Let's say you're working for a researcher who's analyzing social networks on Web forums. They want to compare people who post answers vs lots of answers accepted by those who post questions. As a starting point, they would like a list that prints out the top 10 users by number of questions answered, and the top 10 by number of accepted answers. They've actually already written a program that generates this list, but it takes too long, uses too much memory, and generally just works poorly.
I've attached some sample code that does just this, as well as some sample data files for you. The data is from StackOverflow (technically from their affiliate site ServerFault). You can download and run this code against a larger data set here if you're interested.
[login to view URL]
The code that we've provided is very slow. It even has some bugs in it. There are versions in multiple languages -- pick one you're most comfortable with, read through it, ask us any questions if things are confusing, and make sure you understand it. Once you've done that, spend no more than two hours making it better. (Okay, you don't need a stopwatch, but you should be able to make some significant improvements in that time frame.) How you make it better is up to you.
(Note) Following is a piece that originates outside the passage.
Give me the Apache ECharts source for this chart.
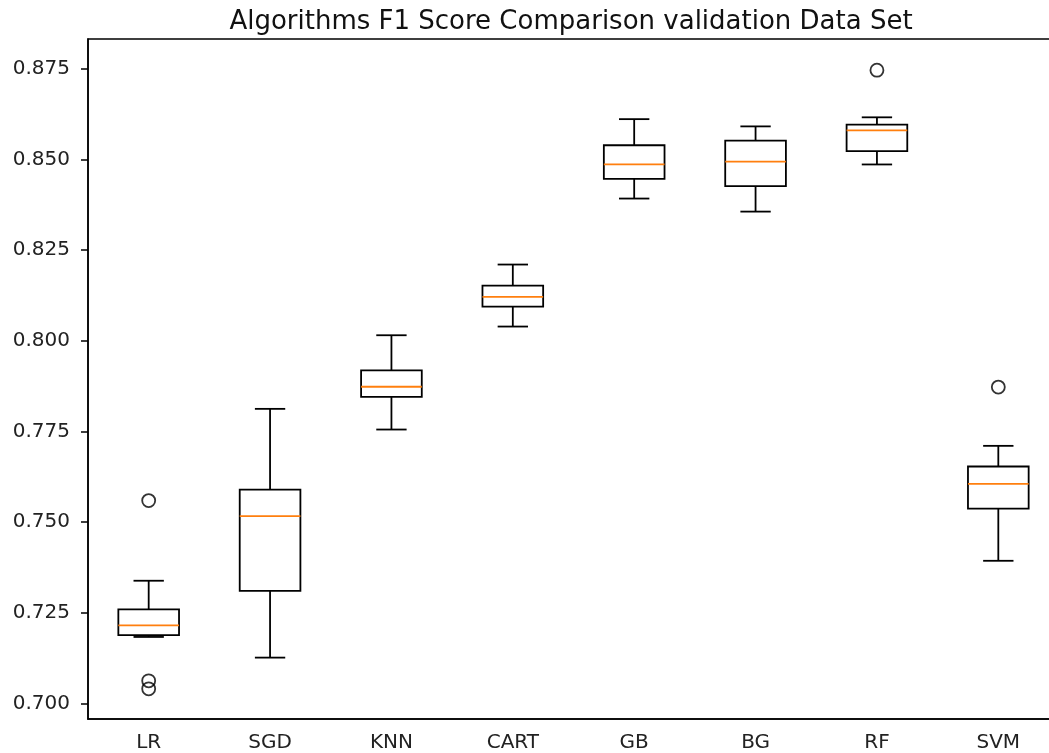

When you're done, please reply with the following: your modified code (make sure it still works!), and a short write-up summarizing what you did and what you would do if you had more time. (In our evaluation, your write-up can be just as important as your code.) .
There are many substantial improvements that you can make to this code. It is not possible to implement all of them. So dig in; do what you can; show us your style. And don't forget to write about what you would do next!